If you ever heard about William Shatner punching Jesus, you’d probably think Captain Kirk just really hated The Sound of Freedom and decided to take it out on Jim Caveziel. But believe it or not, we came this close to seeing Kirk fighting Jesus at the end of the first Star Trek movie, which likely would have been a disastrous thing for this Paramount franchise.
And thanks to this Twitter user reposting an interview with writer Michael Jan Friedman, we know a bit more about what this cinematic showdown would have looked like.
The script in question here is actually the original script Gene Roddenberry wrote for the first Star Trek film, and it was called (somewhat appropriately, as you will see) The God Thing.

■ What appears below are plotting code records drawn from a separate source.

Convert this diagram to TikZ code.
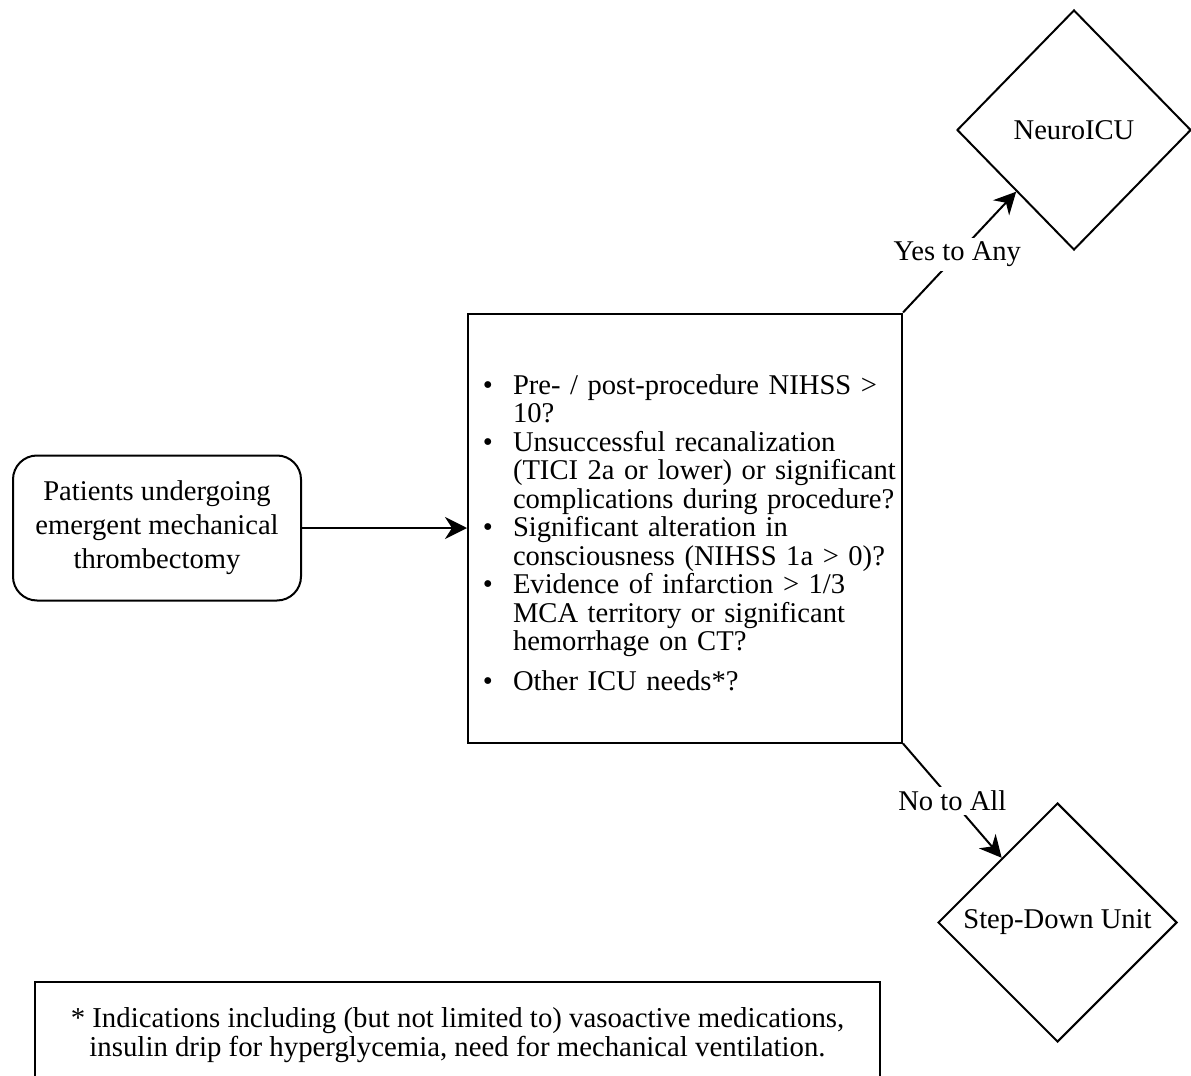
\documentclass[tikz,border=0pt]{standalone}
\usepackage{fontspec}
\setmainfont{Liberation Serif}
\usepackage{enumitem}
\usetikzlibrary{shapes.geometric,arrows.meta}

\tikzset{
  startbox/.style={draw, line width=1pt, rounded corners=12pt, minimum width=144pt,
    minimum height=72.5pt, align=center, font=\fontsize{14.3}{17}\selectfont},
  checkbox/.style={draw, line width=1pt, minimum width=217pt, minimum height=214.5pt,
    text width=212pt, inner xsep=2.5pt, align=left, font=\fontsize{14.3}{14.25}\selectfont},
  unitbox/.style={draw, diamond, line width=1pt, inner sep=0pt, font=\fontsize{14.3}{17}\selectfont},
  notebox/.style={draw, line width=1pt, anchor=north, minimum width=422.5pt,
    minimum height=53pt, align=center, font=\fontsize{14.4}{14.5}\selectfont},
  flow/.style={line width=1pt, -{Stealth[length=11pt,width=11pt,inset=3.5pt]}},
  answer/.style={fill=white, inner sep=2pt, font=\fontsize{14.3}{17}\selectfont}
}

\begin{document}
\begin{tikzpicture}[x=0.5pt,y=-0.5pt]
\clip[use as bounding box] (0,0) rectangle (1191,1076);

\node[startbox] (patients) at (157,528) {Patients undergoing\\ emergent mechanical\\ thrombectomy};

\node[checkbox] (criteria) at (685,528) {%
\begin{itemize}[nosep, leftmargin=20pt, labelsep=10pt]
\item Pre- / post-procedure NIHSS >\newline 10?
\item Unsuccessful recanalization\newline (TICI 2a or lower) or significant\newline complications during procedure?
\item Significant alteration in\newline consciousness (NIHSS 1a > 0)?
\item Evidence of infarction > 1/3\newline MCA territory or significant\newline hemorrhage on CT?
\vspace{5.5pt}
\item Other ICU needs*?
\end{itemize}};

\node[unitbox, minimum width=117pt, minimum height=120pt] (neuro) at (1074,130) {NeuroICU};
\node[unitbox, minimum width=119.5pt, minimum height=119.5pt] (stepdown) at (1057.5,922.5) {Step-Down Unit};

\node[notebox] (footnote) at (457.5,981) {* Indications including (but not limited to) vasoactive medications,\\
insulin drip for hyperglycemia, need for mechanical ventilation.};

\draw[flow] (patients) -- (criteria);
\draw[flow] (criteria.north east) -- node[answer, pos=0.48] {Yes to Any} (neuro);
\draw[flow] (criteria.south east) -- node[answer, pos=0.5] {No to All} (stepdown);
\end{tikzpicture}
\end{document}
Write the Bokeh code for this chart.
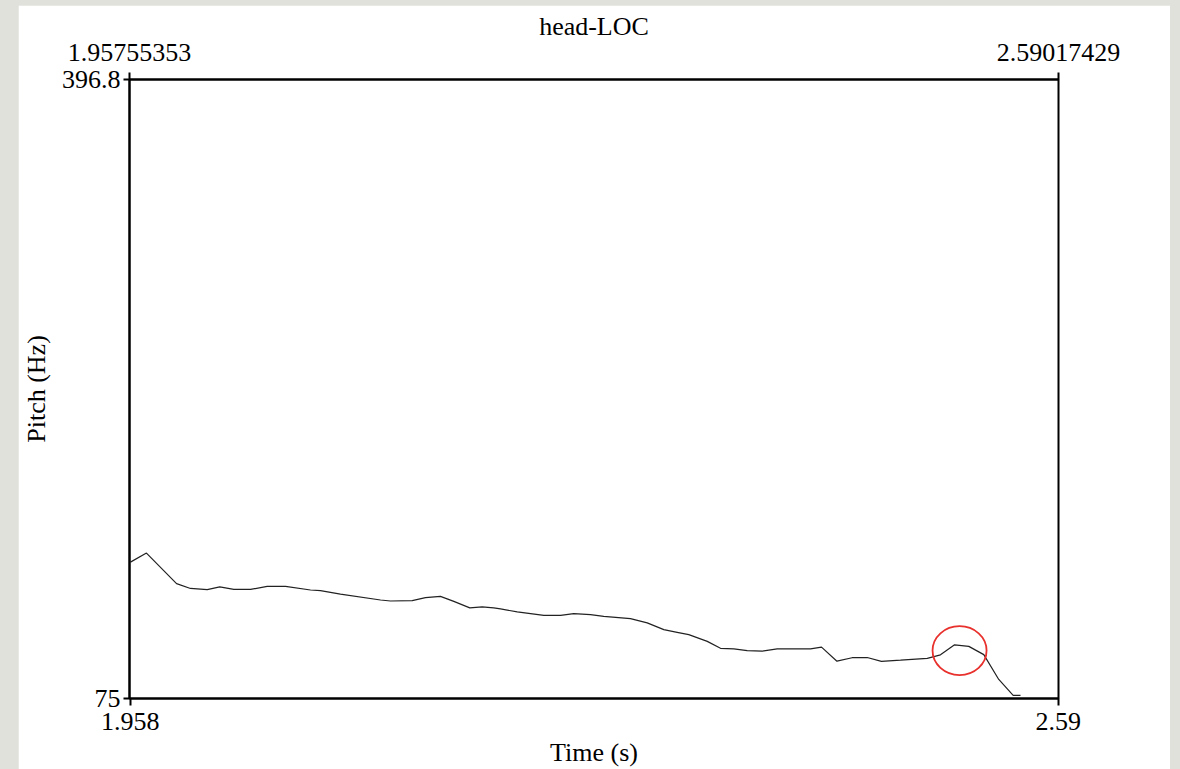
from bokeh.plotting import figure
from bokeh.layouts import column
from bokeh.models import Range1d, FixedTicker, LinearAxis
from bokeh.embed import file_html
from bokeh.resources import INLINE

# Pitch contour (time in seconds, F0 in Hz)
time_s = [1.9582, 1.9691, 1.9896, 1.9991, 2.0105, 2.0190, 2.0286, 2.0400, 2.0513,
          2.0638, 2.0808, 2.0876, 2.1012, 2.1285, 2.1353, 2.1501, 2.1591, 2.1693,
          2.1784, 2.1893, 2.1977, 2.2056, 2.2102, 2.2216, 2.2397, 2.2511, 2.2601,
          2.2715, 2.2805, 2.2987, 2.3101, 2.3214, 2.3305, 2.3384, 2.3510, 2.3600,
          2.3691, 2.3782, 2.3884, 2.3986, 2.4213, 2.4288, 2.4393, 2.4496, 2.4599,
          2.4696, 2.4826, 2.5008, 2.5098, 2.5194, 2.5291, 2.5393, 2.5495, 2.5593,
          2.5643]
pitch_hz = [145.9, 150.6, 134.7, 132.2, 131.6, 133.0, 131.7, 131.7, 133.3,
            133.3, 131.4, 131.1, 129.3, 126.2, 125.7, 125.9, 127.4, 128.1,
            125.5, 122.1, 122.6, 122.1, 121.6, 120.0, 118.2, 118.2, 119.1,
            118.6, 117.7, 116.5, 114.3, 110.8, 109.4, 108.2, 104.7, 101.1,
            100.8, 99.9, 99.6, 100.8, 100.8, 101.7, 94.4, 96.2, 96.3,
            94.3, 94.9, 95.9, 97.7, 102.9, 102.1, 97.8, 84.9, 76.6,
            76.6]

t_start, t_end = 1.95755353, 2.59017429
f_min, f_max = 75, 396.8
top_labels = ["1.95755353", "2.59017429"]
bottom_ticks = [1.958, 2.59]
bottom_labels = ["1.958", "2.59"]
left_ticks = [75, 396.8]
left_labels = ["75", "396.8"]

# highlighted peak near the end of the contour
mark_t, mark_f = 2.5228, 99.9

FONT = "Liberation Serif"
FS = "26px"
PAGE_GRAY = "#e1e1dc"

p = figure(width=1152, height=764, output_backend="svg", toolbar_location=None,
           x_range=Range1d(t_start, t_end), y_range=Range1d(f_min, f_max),
           min_border_left=111, min_border_right=112, min_border_top=74,
           min_border_bottom=70, border_fill_color="white",
           background_fill_color="white", title="head-LOC",
           margin=(5, 10, 0, 18))
p.grid.visible = False
p.outline_line_color = "black"
p.outline_line_width = 2

p.title.align = "center"
p.title.text_font = FONT
p.title.text_font_size = FS
p.title.text_font_style = "normal"
p.title.text_color = "black"
p.title.standoff = 0


def style_axis(ax, ticks, labels):
    ax.ticker = FixedTicker(ticks=ticks)
    ax.major_label_overrides = {t: l for t, l in zip(ticks, labels)}
    ax.major_label_text_font = FONT
    ax.major_label_text_font_size = FS
    ax.major_label_text_color = "black"
    ax.axis_label_text_font = FONT
    ax.axis_label_text_font_size = FS
    ax.axis_label_text_font_style = "normal"
    ax.axis_label_text_color = "black"
    ax.axis_line_color = "black"
    ax.axis_line_width = 2
    ax.major_tick_line_color = "black"
    ax.major_tick_line_width = 2
    ax.major_tick_out = 7
    ax.major_tick_in = 0
    ax.minor_tick_line_color = None


xb = p.xaxis[0]
style_axis(xb, bottom_ticks, bottom_labels)
xb.axis_label = "Time (s)"
xb.major_label_standoff = 7
xb.axis_label_standoff = 5

yl = p.yaxis[0]
style_axis(yl, left_ticks, left_labels)
yl.axis_label = "Pitch (Hz)"
yl.major_tick_out = 6
yl.major_label_standoff = 3
yl.axis_label_standoff = 8

xt = LinearAxis()
style_axis(xt, [t_start, t_end], top_labels)
xt.major_label_standoff = 12
p.add_layout(xt, "above")

p.line(time_s, pitch_hz, line_color="#222222", line_width=1.2)

p.ellipse(x=[mark_t], y=[mark_f], width=0.0368, height=25.4,
          fill_color=None, line_color="#e8302c", line_width=1.8)

page = column(p, styles={"background-color": PAGE_GRAY})

open("out.html", "w").write(file_html(page, INLINE))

Captain Kirk and the rest of the crew of the Enterprise must mount up yet again in the script after an alien creature claiming to be God destroys a starship. When William Shatner faces the creature down, he discovers it can take many forms, including Jesus, and the alien claims to be responsible for creating various religions on planets all across the galaxy.
The original script Gene Roddenberry wrote for the first Star Trek film was called The God Thing.
And while we never got to see William Shatner punching Jesus out onscreen, fans who were interested in Roddenberry’s bonkers script came very close to getting a novelization. Once Roddenberry died, Michael Jan Friedman was hired to turn Roddenberry’s script and notes for the movie into a cohesive novel.
However, the writer was shocked at everything from the poor characterization to the “disjointed” scenes (he’s the one being quoted in the tweet), and after he pointed these things out to publisher Pocket Books, the novelization was left unpublished.
However, if you know your Star Trek well enough, you might have realized some of these plot elements still made it into different films in the franchise. For example, the initial call to action (in which Kirk has to get the gang back together to investigate a dangerous alien blowing up ships that get too close to it) remains the same in both The God Thing and Star Trek: The Motion Picture.
And while William Shatner never fought Jesus onscreen, he did take on God in The Final Frontier, a movie that heavily borrowed Roddenberry’s concept of Kirk fighting an alien being that takes the form of different religious deities.
Ultimately, The God Thing remains one of the most tantalizing bits of Star Trek lore for many fans, and not just because the idea of William Shatner fighting Jesus sounds completely amazing. Indeed, part of the appeal of the weird script is the confirmation, once and for all, that being a creative genius doesn’t mean all your ideas are good.
Gene Roddenberry’s script was keen enough to understand Kirk’s inevitable midlife crisis, yet it somehow overlooked the chemistry that makes these characters so special. Now, even as some critics complain NuTrek is nothing like Roddenberry’s Trek, it’s time to admit that Trek is sometimes at its best when it least resembles the excesses of its creator.